Principle 4: Openly examine and confess my faults to myself, to God, and to someone I trust.
“Happy are the pure in heart.” (Matthew 5:8)
Step 5: We admitted to God, to ourselves, and to another human being the exact nature of our wrongs.
“Therefore confess your sins to each other and pray for each other so that you may be healed.” (James 5:16)
This month we are going to focus on confessing (admitting) our sins, all the dark secrets of our past, to another person.
We have all heard that the wages of sin is death, but you may not have heard that the wages of sin are never frozen or that they are never subject to income taxes. One of the main reasons for that is because most of the wages of sin go unreported! And, by the way, if the wages of sin is death, shouldn’t you quit before payday?
Why Admit My Wrongs?
All joking aside, this part of Principle 4 is often difficult for people. I am often asked, “Why do I have to admit my wrongs to another?”

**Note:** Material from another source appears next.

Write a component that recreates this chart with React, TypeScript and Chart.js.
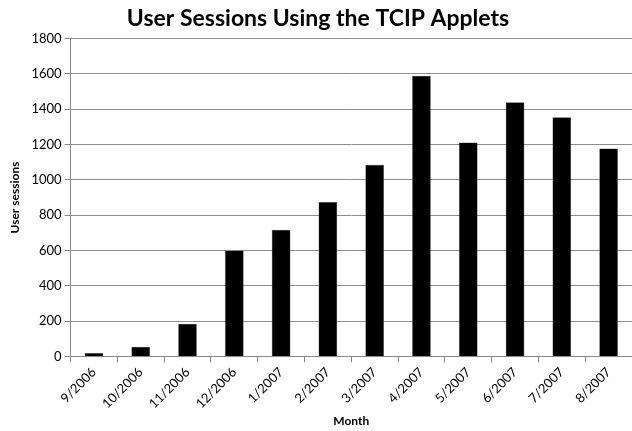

Many of us have been keeping secrets almost all of our lives. Every day those secrets take a toll on us. The toll we pay is loss of self-respect and energy as well as bondage to old codependent habits. Admitting —out loud —those secrets strips them of their power. They lose much of their hold on us when they are spoken.
Still, we are afraid to reveal our secrets to another person, even someone we trust. We somehow feel as if we have everything to lose and nothing to gain. I want you to hear the truth. Do you know what we really have to lose by telling our secrets and sins to another?
We lose our sense of isolation. Somebody is going to come along side of us. Our sense of aloneness will begin to vanish.
We will begin to lose our unwillingness to forgive. When people accept and forgive us, we start to see that we can forgive others.
We will lose our inflated, false pride. As we see and accept who we are, we begin to gain true humility, which involves seeing ourselves as we really are and seeing God as He really is.
We will lose our sense of denial. Being truthful with another person will tear away our denial. We begin to feel clean and honest.
Now that you know what you have to lose when you admit your wrongs to another, let me tell you three benefits you will gain.
We gain healing that the Bible promises. Look at James 5:16 again: “Confess your sins to each other and pray for each other so that you may be healed.” The key word here is healed. The verse doesn’t say, “Confess your sins to one another and you will be forgiven.” God forgave you when you confessed your sins to Him. Now He says you will begin the healing process when you confess your sins to another.
We gain freedom. Our secrets have kept us in chains — bound, frozen, unable to move forward in any of our relationships with God and others. Admitting our sins snaps the chains so God’s healing power can start. “They cried to the Lord in their troubles, and he rescued them! He led them from the darkness and the shadow of death and snapped their chains” (Psalm107:13 – 14, TLB).